■ **GIVEN TASK**
Count each line in which the word "full" appears. Reply with the total and nothing more.
>> start ENTRIES SUPPLIED
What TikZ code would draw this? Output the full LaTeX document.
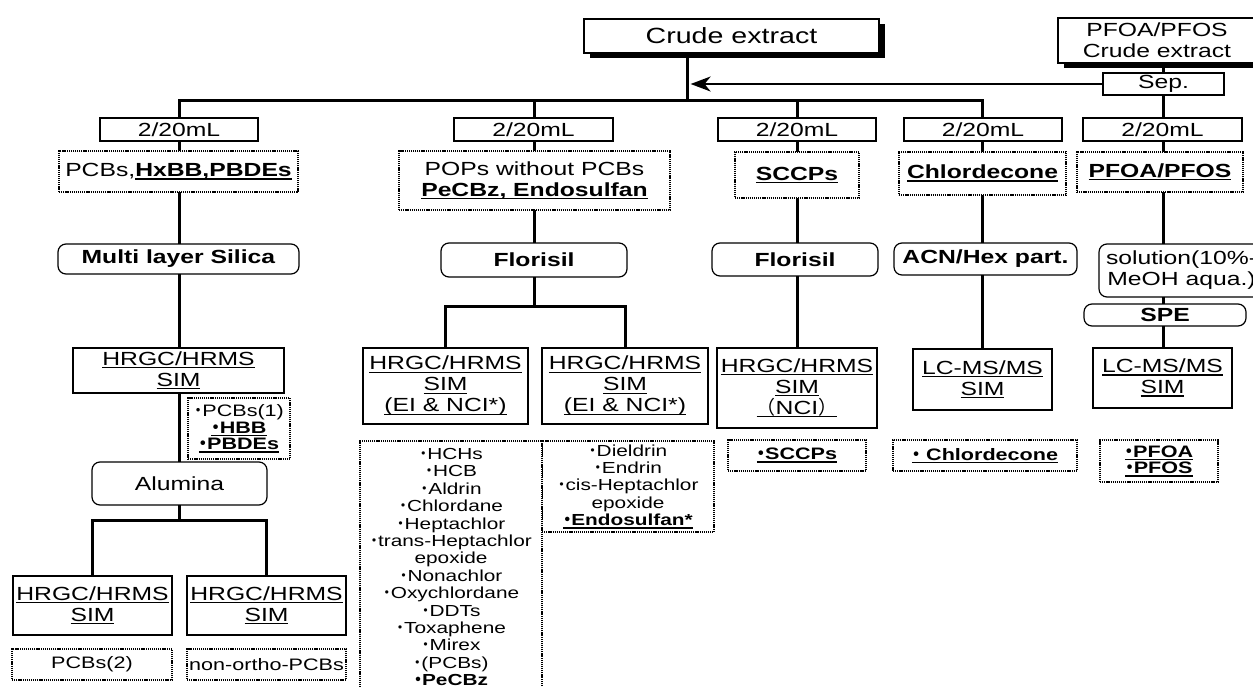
\documentclass[tikz,border=0pt]{standalone}
\usepackage{fontspec}
\setmainfont{Liberation Sans}[FakeStretch=1.3]
\newfontfamily\cjkfont{Noto Sans CJK JP}
\usetikzlibrary{shadows,arrows.meta}
\newcommand{\fsbig}{\fontsize{11}{12}\selectfont}
\newcommand{\fsmain}{\fontsize{9.5}{10.5}\selectfont}
\newcommand{\fssmall}{\fontsize{8.3}{8.3}\selectfont}
\newcommand{\fslist}{\fontsize{8}{8.7}\selectfont}
\newcommand{\uln}[1]{\setbox0=\hbox{#1}\leavevmode\rlap{\rule[-1.5pt]{\wd0}{0.7pt}}\box0}
\newcommand{\dt}{\makebox[0.5em]{\cjkfont ・}}
\begin{document}
\begin{tikzpicture}[x=0.5pt,y=-0.5pt,
  corners/.style n args={4}{at={({(#1+#3)/2},{(#2+#4)/2})}, minimum width={(#3-#1)*0.5pt}, minimum height={(#4-#2)*0.5pt}},
  base/.style={inner sep=0pt, outer sep=0pt, align=center, font=\fsmain, fill=white, anchor=center},
  sbox/.style={base, draw, line width=0.6pt},
  rbox/.style={sbox, rounded corners=4pt},
  dbox/.style={base, draw, line width=1.2pt, dash pattern=on 0.6pt off 0.45pt},
  shad/.style={drop shadow={shadow xshift=3pt, shadow yshift=-2.5pt, fill=black, opacity=1}},
  conn/.style={line width=1.5pt, line join=miter}]
\fill[white] (0,0) rectangle (1253,686);
\clip (0,0) rectangle (1253,686);
% top
\node[sbox, shad, font=\fsbig, corners={584}{19}{879}{53}] (crude) {Crude extract};
\node[sbox, shad, corners={1058}{18}{1256}{63}] (pcrude) {PFOA/PFOS\\Crude extract};
\node[sbox, corners={1103}{73}{1224}{95}] (sep) {Sep.};
% 2/20mL
\node[sbox, corners={100}{118}{258}{141}] (v1) {2/20mL};
\node[sbox, corners={454}{118}{613}{141}] (v2) {2/20mL};
\node[sbox, corners={718}{118}{876}{141}] (v3) {2/20mL};
\node[sbox, corners={904}{118}{1062}{141}] (v4) {2/20mL};
\node[sbox, corners={1083}{118}{1242}{141}] (v5) {2/20mL};
% row 2
\node[dbox, corners={59}{151}{298}{192}] (d1) {PCBs,\uln{\textbf{HxBB,PBDEs}}};
\node[dbox, corners={399}{151}{670}{210}] (d2) {POPs without PCBs\\\uln{\textbf{PeCBz, Endosulfan}}};
\node[dbox, corners={735}{152}{859}{198}] (d3) {\uln{\textbf{SCCPs}}};
\node[dbox, corners={899}{152}{1066}{195}] (d4) {\uln{\textbf{Chlordecone}}};
\node[dbox, corners={1077}{152}{1243}{192}] (d5) {\uln{\textbf{PFOA/PFOS}}};
% row 3
\node[rbox, corners={58}{244}{299}{274}] (r1) {\textbf{Multi layer Silica}};
\node[rbox, corners={441}{243}{627}{277}] (r2) {\textbf{Florisil}};
\node[rbox, corners={712}{243}{878}{276}] (r3) {\textbf{Florisil}};
\node[rbox, corners={894}{243}{1077}{275}] (r4) {\textbf{ACN/Hex part.}};
\node[rbox, corners={1099}{244}{1264}{297}] (r5) {solution(10\%-\\MeOH aqua.)};
\node[rbox, corners={1084}{304}{1246}{326}] (spe) {\textbf{SPE}};
% row 4
\node[sbox, corners={73}{348}{284}{393}] (h1) {\uln{HRGC/HRMS}\\\uln{SIM}};
\node[sbox, corners={363}{348}{528}{424}] (h2a) {\uln{HRGC/HRMS}\\\uln{SIM}\\\uln{(EI \& NCI*)}};
\node[sbox, corners={542}{348}{708}{424}] (h2b) {\uln{HRGC/HRMS}\\\uln{SIM}\\\uln{(EI \& NCI*)}};
\node[sbox, corners={717}{348}{877}{428}] (h3) {\uln{HRGC/HRMS}\\\uln{SIM}\\\uln{{\cjkfont （}NCI{\cjkfont ）}}};
\node[sbox, corners={913}{349}{1052}{410}] (h4) {\uln{LC-MS/MS}\\\uln{SIM}};
\node[sbox, corners={1093}{348}{1232}{408}] (h5) {\uln{LC-MS/MS}\\\uln{SIM}};
% col1 lower
\node[dbox, font=\fssmall, corners={188}{398}{290}{459}] (l1) {\dt PCBs(1)\\\uln{\textbf{\dt HBB}}\\\uln{\textbf{\dt PBDEs}}};
\node[rbox, corners={92}{462}{267}{505}] (al) {Alumina};
\node[sbox, corners={13}{576}{172}{635}] (h1a) {\uln{HRGC/HRMS}\\\uln{SIM}};
\node[sbox, corners={187}{576}{346}{635}] (h1b) {\uln{HRGC/HRMS}\\\uln{SIM}};
\node[dbox, font=\fssmall, corners={12}{649}{172}{680}] (p1a) {PCBs(2)};
\node[dbox, font=\fssmall, corners={187}{649}{346}{680}] (p1b) {non-ortho-PCBs};
% lists
\node[dbox, font=\fslist, corners={542}{441}{714}{532}] (L2b) {\dt Dieldrin\\\dt Endrin\\\dt cis-Heptachlor\\epoxide\\\uln{\textbf{\dt Endosulfan*}}};
\node[dbox, font=\fslist, corners={360}{441}{542}{693}] (L2a) {\dt HCHs\\\dt HCB\\\dt Aldrin\\\dt Chlordane\\\dt Heptachlor\\\dt trans-Heptachlor\\epoxide\\\dt Nonachlor\\\dt Oxychlordane\\\dt DDTs\\\dt Toxaphene\\\dt Mirex\\\dt (PCBs)\\\textbf{\dt PeCBz}};
\node[dbox, font=\fssmall, corners={728}{440}{866}{471}] (s3) {\uln{\textbf{\dt SCCPs}}};
\node[dbox, font=\fssmall, corners={893}{440}{1077}{471}] (s4) {\uln{\textbf{\dt\ Chlordecone}}};
\node[dbox, font=\fssmall, corners={1100}{440}{1218}{482}] (s5) {\uln{\textbf{\dt PFOA}}\\\uln{\textbf{\dt PFOS}}};
% coordinates
\coordinate (c1) at (179,0);
\coordinate (c2) at (534,0);
\coordinate (c3) at (797,0);
\coordinate (c4) at (982,0);
\coordinate (c5) at (1163,0);
\coordinate (trunk) at (687,100);
\coordinate (k1) at (179,520);
\coordinate (k2) at (534,306);
% connectors top
\draw[conn] (crude.south -| trunk) -- (trunk);
\draw[conn] (v1.north -| c1) |- (trunk) -| (v4.north -| c4);
\draw[conn] (trunk -| c2) -- (v2.north -| c2);
\draw[conn] (trunk -| c3) -- (v3.north -| c3);
\draw[line width=1pt, -{Stealth[length=10pt, width=7.5pt, inset=3pt]}] (sep.west) -- ([xshift=1.8pt]sep.west -| trunk);
% col1
\draw[conn] (v1.south -| c1) -- (d1.north -| c1);
\draw[conn] (d1.south -| c1) -- (r1.north -| c1);
\draw[conn] (r1.south -| c1) -- (h1.north -| c1);
\draw[conn] (h1.south -| c1) -- (al.north -| c1);
\draw[conn] (al.south -| c1) -- (k1);
\draw[conn] (h1a.north) |- (k1) -| (h1b.north);
% col2
\draw[conn] (v2.south -| c2) -- (d2.north -| c2);
\draw[conn] (d2.south -| c2) -- (r2.north -| c2);
\draw[conn] (r2.south -| c2) -- (k2);
\draw[conn] (h2a.north) |- (k2) -| (h2b.north);
% col3
\draw[conn] (v3.south -| c3) -- (d3.north -| c3);
\draw[conn] (d3.south -| c3) -- (r3.north -| c3);
\draw[conn] (r3.south -| c3) -- (h3.north -| c3);
% col4
\draw[conn] (v4.south -| c4) -- (d4.north -| c4);
\draw[conn] (d4.south -| c4) -- (r4.north -| c4);
\draw[conn] (r4.south -| c4) -- (h4.north -| c4);
% col5
\draw[conn] ([yshift=-2.5pt]pcrude.south -| c5) -- (sep.north -| c5);
\draw[conn] (sep.south -| c5) -- (v5.north -| c5);
\draw[conn] (v5.south -| c5) -- (d5.north -| c5);
\draw[conn] (d5.south -| c5) -- (r5.north -| c5);
\draw[conn] (r5.south -| c5) -- (spe.north -| c5);
\draw[conn] (spe.south -| c5) -- (h5.north -| c5);
\end{tikzpicture}
\end{document}
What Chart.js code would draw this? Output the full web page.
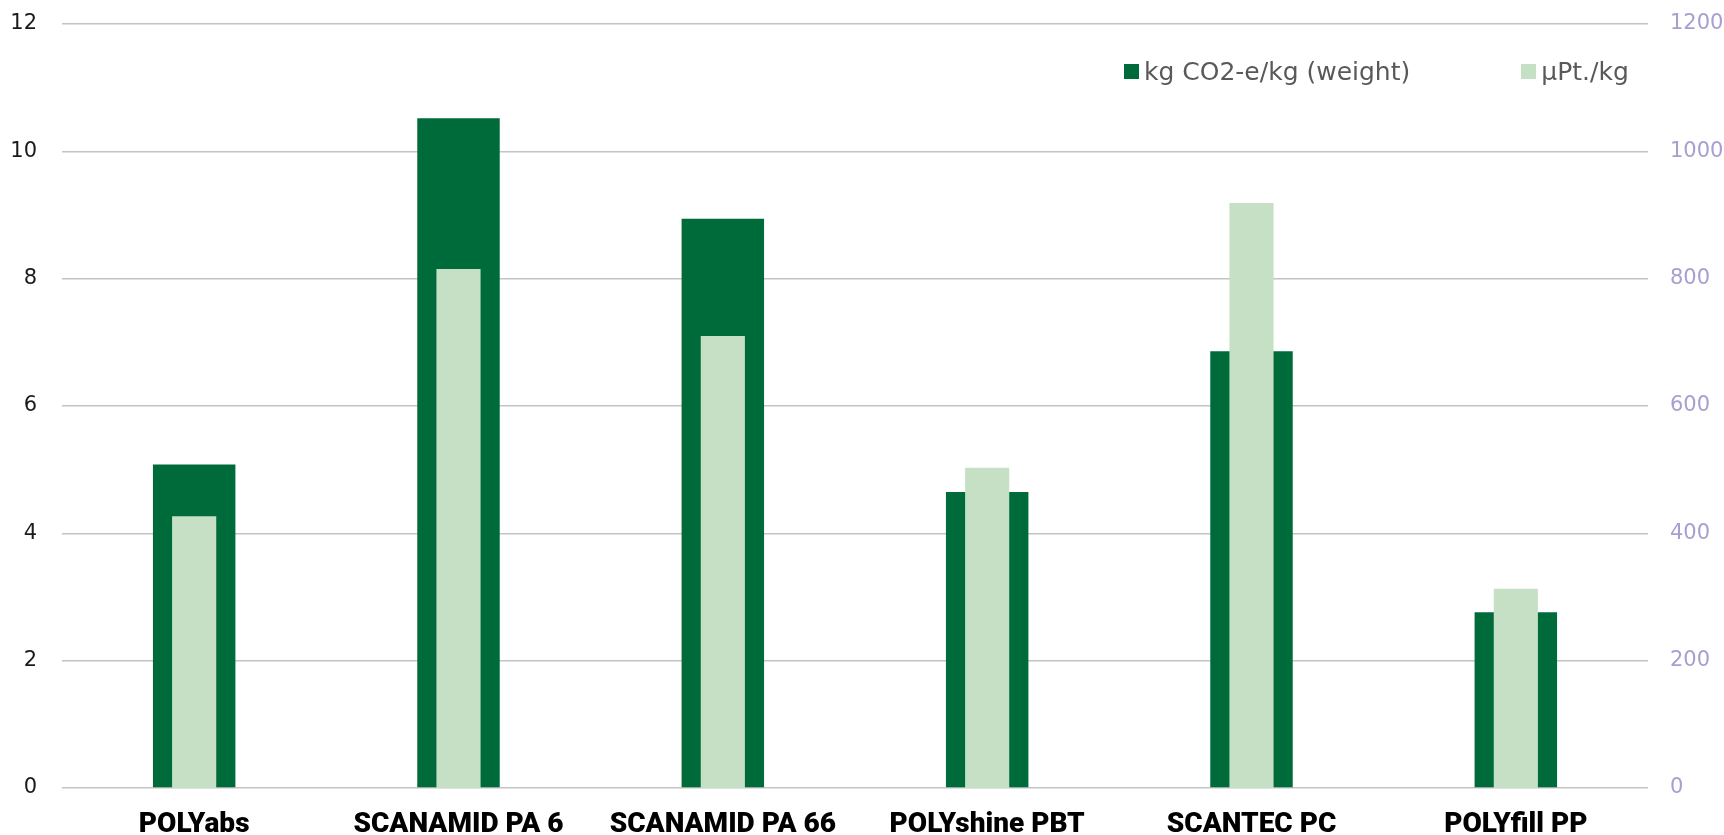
>> end ENTRIES SUPPLIED
■ **ANSWER TO THIS TASK**
2